Every line of the material below should be repeated exactly.
* * * * * * *
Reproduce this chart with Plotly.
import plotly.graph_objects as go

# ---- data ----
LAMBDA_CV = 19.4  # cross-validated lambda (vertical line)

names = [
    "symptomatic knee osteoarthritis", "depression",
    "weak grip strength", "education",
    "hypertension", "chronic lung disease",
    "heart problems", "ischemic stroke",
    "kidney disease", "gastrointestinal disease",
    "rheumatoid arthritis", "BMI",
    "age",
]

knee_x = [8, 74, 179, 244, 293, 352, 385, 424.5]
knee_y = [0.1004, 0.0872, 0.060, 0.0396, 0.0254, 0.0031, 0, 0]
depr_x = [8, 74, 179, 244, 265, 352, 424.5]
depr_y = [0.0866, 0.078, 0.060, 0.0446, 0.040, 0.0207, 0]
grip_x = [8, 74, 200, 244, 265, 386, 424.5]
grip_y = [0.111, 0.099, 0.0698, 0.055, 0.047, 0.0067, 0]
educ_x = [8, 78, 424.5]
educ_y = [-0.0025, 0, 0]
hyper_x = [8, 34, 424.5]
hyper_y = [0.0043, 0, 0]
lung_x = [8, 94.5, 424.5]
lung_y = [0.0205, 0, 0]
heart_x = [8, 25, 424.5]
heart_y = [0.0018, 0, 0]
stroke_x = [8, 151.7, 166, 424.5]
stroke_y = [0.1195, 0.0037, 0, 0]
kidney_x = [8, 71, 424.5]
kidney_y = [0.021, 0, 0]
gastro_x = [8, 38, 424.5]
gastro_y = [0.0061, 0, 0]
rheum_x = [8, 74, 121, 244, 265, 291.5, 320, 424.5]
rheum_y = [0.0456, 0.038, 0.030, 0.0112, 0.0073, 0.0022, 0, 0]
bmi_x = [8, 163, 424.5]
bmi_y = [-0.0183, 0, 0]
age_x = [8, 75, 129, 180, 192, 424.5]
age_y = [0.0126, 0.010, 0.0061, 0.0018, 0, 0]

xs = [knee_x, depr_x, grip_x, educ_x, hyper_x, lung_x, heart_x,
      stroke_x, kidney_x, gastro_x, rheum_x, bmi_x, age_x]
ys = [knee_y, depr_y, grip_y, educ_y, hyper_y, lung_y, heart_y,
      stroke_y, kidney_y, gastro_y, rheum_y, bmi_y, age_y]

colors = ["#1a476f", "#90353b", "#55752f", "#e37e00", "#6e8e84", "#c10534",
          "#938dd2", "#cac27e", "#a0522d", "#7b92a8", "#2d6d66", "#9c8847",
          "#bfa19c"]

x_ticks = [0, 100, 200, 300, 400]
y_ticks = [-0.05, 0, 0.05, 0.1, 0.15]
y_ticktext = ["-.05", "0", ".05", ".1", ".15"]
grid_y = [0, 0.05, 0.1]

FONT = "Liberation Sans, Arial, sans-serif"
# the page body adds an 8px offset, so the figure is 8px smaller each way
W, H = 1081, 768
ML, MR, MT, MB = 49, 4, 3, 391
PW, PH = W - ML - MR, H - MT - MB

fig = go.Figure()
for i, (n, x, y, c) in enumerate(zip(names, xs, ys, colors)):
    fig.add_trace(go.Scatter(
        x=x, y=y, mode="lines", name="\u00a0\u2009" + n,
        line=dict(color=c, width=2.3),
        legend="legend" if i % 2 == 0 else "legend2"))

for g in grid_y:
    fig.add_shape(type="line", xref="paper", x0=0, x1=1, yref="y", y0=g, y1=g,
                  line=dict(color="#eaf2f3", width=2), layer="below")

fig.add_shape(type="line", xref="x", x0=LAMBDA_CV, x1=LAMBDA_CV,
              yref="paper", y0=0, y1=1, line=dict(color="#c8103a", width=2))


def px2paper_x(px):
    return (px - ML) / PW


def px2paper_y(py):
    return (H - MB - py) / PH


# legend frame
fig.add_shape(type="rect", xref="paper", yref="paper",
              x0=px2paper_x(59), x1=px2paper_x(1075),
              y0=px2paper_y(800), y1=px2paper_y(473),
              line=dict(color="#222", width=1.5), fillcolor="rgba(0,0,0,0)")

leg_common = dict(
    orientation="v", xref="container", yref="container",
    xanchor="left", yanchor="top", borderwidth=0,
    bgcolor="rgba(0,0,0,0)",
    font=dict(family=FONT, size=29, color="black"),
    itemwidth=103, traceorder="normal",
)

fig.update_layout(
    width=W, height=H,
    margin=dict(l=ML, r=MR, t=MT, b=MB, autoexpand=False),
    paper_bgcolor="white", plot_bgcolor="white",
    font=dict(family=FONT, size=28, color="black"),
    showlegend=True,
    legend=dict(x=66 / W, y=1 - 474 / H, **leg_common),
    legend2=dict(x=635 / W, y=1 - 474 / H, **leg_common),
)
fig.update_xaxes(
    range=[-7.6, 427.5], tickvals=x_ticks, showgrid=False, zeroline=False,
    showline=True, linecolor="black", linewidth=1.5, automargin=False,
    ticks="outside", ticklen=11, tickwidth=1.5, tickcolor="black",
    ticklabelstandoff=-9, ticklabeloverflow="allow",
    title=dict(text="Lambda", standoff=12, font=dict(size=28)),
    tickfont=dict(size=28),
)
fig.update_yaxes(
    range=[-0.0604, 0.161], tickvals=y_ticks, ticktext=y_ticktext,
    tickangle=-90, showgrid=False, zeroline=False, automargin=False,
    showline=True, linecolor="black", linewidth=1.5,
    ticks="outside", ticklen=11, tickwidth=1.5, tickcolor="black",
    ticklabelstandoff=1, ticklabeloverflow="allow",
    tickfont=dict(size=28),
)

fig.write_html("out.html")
* * * * * * *
— Result of this task —
Reproduce this chart with Plotly.
import plotly.graph_objects as go

# ---- data ----
LAMBDA_CV = 19.4  # cross-validated lambda (vertical line)

names = [
    "symptomatic knee osteoarthritis", "depression",
    "weak grip strength", "education",
    "hypertension", "chronic lung disease",
    "heart problems", "ischemic stroke",
    "kidney disease", "gastrointestinal disease",
    "rheumatoid arthritis", "BMI",
    "age",
]

knee_x = [8, 74, 179, 244, 293, 352, 385, 424.5]
knee_y = [0.1004, 0.0872, 0.060, 0.0396, 0.0254, 0.0031, 0, 0]
depr_x = [8, 74, 179, 244, 265, 352, 424.5]
depr_y = [0.0866, 0.078, 0.060, 0.0446, 0.040, 0.0207, 0]
grip_x = [8, 74, 200, 244, 265, 386, 424.5]
grip_y = [0.111, 0.099, 0.0698, 0.055, 0.047, 0.0067, 0]
educ_x = [8, 78, 424.5]
educ_y = [-0.0025, 0, 0]
hyper_x = [8, 34, 424.5]
hyper_y = [0.0043, 0, 0]
lung_x = [8, 94.5, 424.5]
lung_y = [0.0205, 0, 0]
heart_x = [8, 25, 424.5]
heart_y = [0.0018, 0, 0]
stroke_x = [8, 151.7, 166, 424.5]
stroke_y = [0.1195, 0.0037, 0, 0]
kidney_x = [8, 71, 424.5]
kidney_y = [0.021, 0, 0]
gastro_x = [8, 38, 424.5]
gastro_y = [0.0061, 0, 0]
rheum_x = [8, 74, 121, 244, 265, 291.5, 320, 424.5]
rheum_y = [0.0456, 0.038, 0.030, 0.0112, 0.0073, 0.0022, 0, 0]
bmi_x = [8, 163, 424.5]
bmi_y = [-0.0183, 0, 0]
age_x = [8, 75, 129, 180, 192, 424.5]
age_y = [0.0126, 0.010, 0.0061, 0.0018, 0, 0]

xs = [knee_x, depr_x, grip_x, educ_x, hyper_x, lung_x, heart_x,
      stroke_x, kidney_x, gastro_x, rheum_x, bmi_x, age_x]
ys = [knee_y, depr_y, grip_y, educ_y, hyper_y, lung_y, heart_y,
      stroke_y, kidney_y, gastro_y, rheum_y, bmi_y, age_y]

colors = ["#1a476f", "#90353b", "#55752f", "#e37e00", "#6e8e84", "#c10534",
          "#938dd2", "#cac27e", "#a0522d", "#7b92a8", "#2d6d66", "#9c8847",
          "#bfa19c"]

x_ticks = [0, 100, 200, 300, 400]
y_ticks = [-0.05, 0, 0.05, 0.1, 0.15]
y_ticktext = ["-.05", "0", ".05", ".1", ".15"]
grid_y = [0, 0.05, 0.1]

FONT = "Liberation Sans, Arial, sans-serif"
# the page body adds an 8px offset, so the figure is 8px smaller each way
W, H = 1081, 768
ML, MR, MT, MB = 49, 4, 3, 391
PW, PH = W - ML - MR, H - MT - MB

fig = go.Figure()
for i, (n, x, y, c) in enumerate(zip(names, xs, ys, colors)):
    fig.add_trace(go.Scatter(
        x=x, y=y, mode="lines", name="\u00a0\u2009" + n,
        line=dict(color=c, width=2.3),
        legend="legend" if i % 2 == 0 else "legend2"))

for g in grid_y:
    fig.add_shape(type="line", xref="paper", x0=0, x1=1, yref="y", y0=g, y1=g,
                  line=dict(color="#eaf2f3", width=2), layer="below")

fig.add_shape(type="line", xref="x", x0=LAMBDA_CV, x1=LAMBDA_CV,
              yref="paper", y0=0, y1=1, line=dict(color="#c8103a", width=2))


def px2paper_x(px):
    return (px - ML) / PW


def px2paper_y(py):
    return (H - MB - py) / PH


# legend frame
fig.add_shape(type="rect", xref="paper", yref="paper",
              x0=px2paper_x(59), x1=px2paper_x(1075),
              y0=px2paper_y(800), y1=px2paper_y(473),
              line=dict(color="#222", width=1.5), fillcolor="rgba(0,0,0,0)")

leg_common = dict(
    orientation="v", xref="container", yref="container",
    xanchor="left", yanchor="top", borderwidth=0,
    bgcolor="rgba(0,0,0,0)",
    font=dict(family=FONT, size=29, color="black"),
    itemwidth=103, traceorder="normal",
)

fig.update_layout(
    width=W, height=H,
    margin=dict(l=ML, r=MR, t=MT, b=MB, autoexpand=False),
    paper_bgcolor="white", plot_bgcolor="white",
    font=dict(family=FONT, size=28, color="black"),
    showlegend=True,
    legend=dict(x=66 / W, y=1 - 474 / H, **leg_common),
    legend2=dict(x=635 / W, y=1 - 474 / H, **leg_common),
)
fig.update_xaxes(
    range=[-7.6, 427.5], tickvals=x_ticks, showgrid=False, zeroline=False,
    showline=True, linecolor="black", linewidth=1.5, automargin=False,
    ticks="outside", ticklen=11, tickwidth=1.5, tickcolor="black",
    ticklabelstandoff=-9, ticklabeloverflow="allow",
    title=dict(text="Lambda", standoff=12, font=dict(size=28)),
    tickfont=dict(size=28),
)
fig.update_yaxes(
    range=[-0.0604, 0.161], tickvals=y_ticks, ticktext=y_ticktext,
    tickangle=-90, showgrid=False, zeroline=False, automargin=False,
    showline=True, linecolor="black", linewidth=1.5,
    ticks="outside", ticklen=11, tickwidth=1.5, tickcolor="black",
    ticklabelstandoff=1, ticklabeloverflow="allow",
    tickfont=dict(size=28),
)

fig.write_html("out.html")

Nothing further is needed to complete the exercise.